Komut Citilink tegaskan pergantian dirut tidak terkait pemeriksaan di Kejagung

id citilink,dirut citilink

Komut Citilink tegaskan pergantian dirut tidak terkait pemeriksaan di Kejagung

Pesawat maskapai Citilink. (ANTARA/HO-Citilink)

Perubahan susunan pengurus perusahaan merupakan langkah strategis, khususnya dalam menjadikan Citilink sebagai maskapai yang lebih inovatif di tengah tantangan pandemi COVID-19 yang berlangsung saat ini
Jakarta (ANTARA) - Komisaris Utama Citilink Prasetio membantah kabar yang beredar bahwa pergantian Direktur Utama (Dirut) Citilink karena terkait pemeriksaan di Kejaksaan Agung dalam kasus pengadaan pesawat ATR 72-600.

"Pergantian jajaran komisaris dan direksi BUMN adalah hal biasa. Pergantian pengurus adalah hal yang lumrah, tour of duty biasa," kata Prasetio di Jakarta, Jumat.

Pada Kamis (17/2) Maskapai penerbangan Citilink melakukan perubahan susunan pengurus Perusahaan berdasarkan Keputusan Pemegang Saham di Luar Rapat Umum Pemegang Saham (RUPS).

Dalam jajaran pengurus perusahaan yang baru tersebut Dewa Kadek Rai diangkat sebagai Direktur Utama Citilink yang sebelumnya dijabat Juliandra Nurtjahjo.

Perubahan susunan pengurus perusahaan merupakan langkah strategis, khususnya dalam menjadikan Citilink sebagai maskapai yang lebih inovatif di tengah tantangan pandemi COVID-19 yang berlangsung saat ini.

"Jajaran direksi dan komisaris yang telah menyelesaikan masa tugasnya, telah memberikan kontribusi terbaik yang telah diberikan kepada perusahaan sehingga dapat terus tumbuh sebagai salah satu maskapai terkemuka di Indonesia bahkan di tengah tantangan pandemi yang berdampak luar biasa bagi industri penerbangan,” kata Prasetio dalam keterangannya.

Sebelumnya, beredar kabar bahwa pergantian Juliandra terkait dengan kasus dugaan korupsi pengadaan pesawat ATR 72-600 di tahun 2013. Sedangkan Juliandra baru menjabat sebagai orang nomor satu Citilink pada 2017.

Seperti diketahui pada 11 Januari 2022 lalu Menteri Badan Usaha Milik Negara (BUMN) Erick Thohir melaporkan adanya dugaan tindak korupsi di Garuda Indonesia.
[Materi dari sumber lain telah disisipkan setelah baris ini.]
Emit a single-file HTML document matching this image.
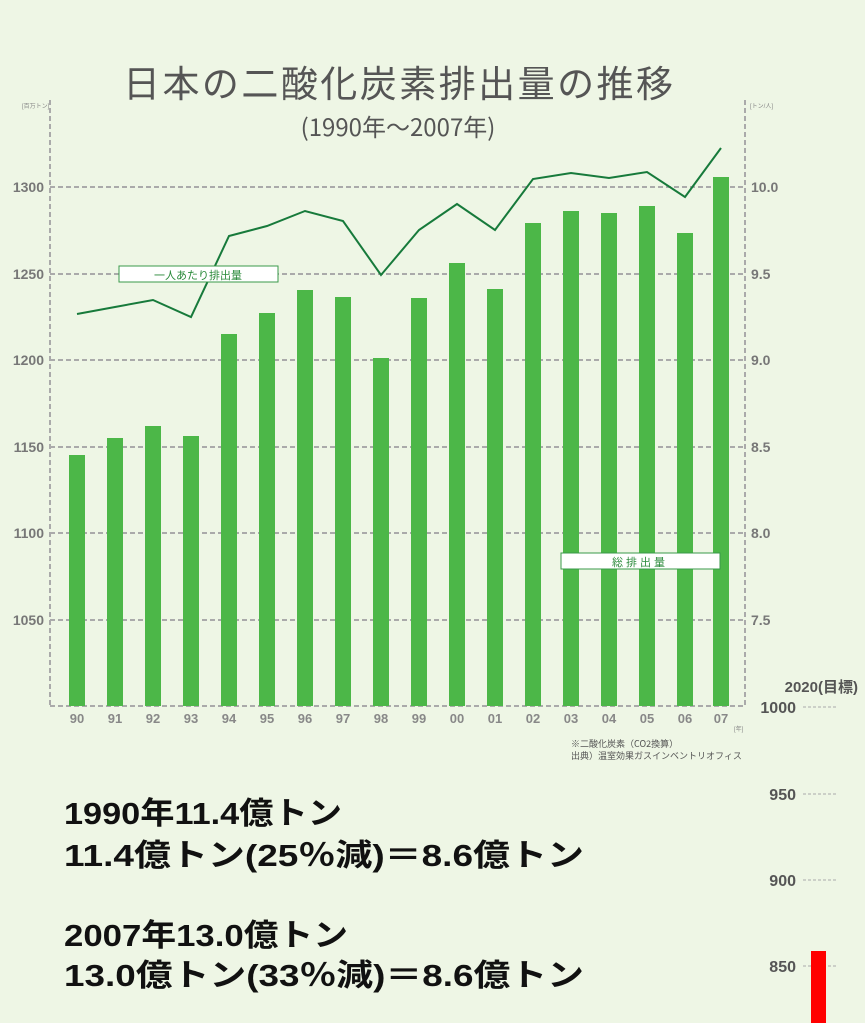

Erick mengatakan, bukti audit investigasi yang diserahkan ke Kejaksaan Agung karena leasing ada indikasi korupsi dengan merk yang berbeda.

"Garuda ini sedang tahap restrukturisasi tetapi yang kita sudah ketahui juga secara data-data valid memang dalam proses pengadaan pesawat terbangnya, leasingnya itu ada indikasi korupsi dengan merk yang berbeda-beda,” ujarnya.

Erick menyatakan, yang disampaikan Jaksa Agung adalah ATR 72-600 dan pihaknya sudah menyerahkan bukti audit investigasi.

"Jadi bukan tuduhan karena kita sudah bukan eranya saling menuduh tetapi masih ada fakta yang diberikan,” tambahnya.

Erick Thohir mengungkapkan, kasus korupsi itu terjadi di bawah kepemimpinan mantan Direktur Utama Garuda Indonesia berinisial ES. Hal itu berdasarkan hasil audit investigasi Badan Pengawasan Keuangan dan Pembangunan (BPKP).

"Untuk (pembelian) ATR 72-600 ini di tahun 2013. Jadi kalau yang ATR ini masih inisial ES dari hasil laporan audit investigasi," katanya.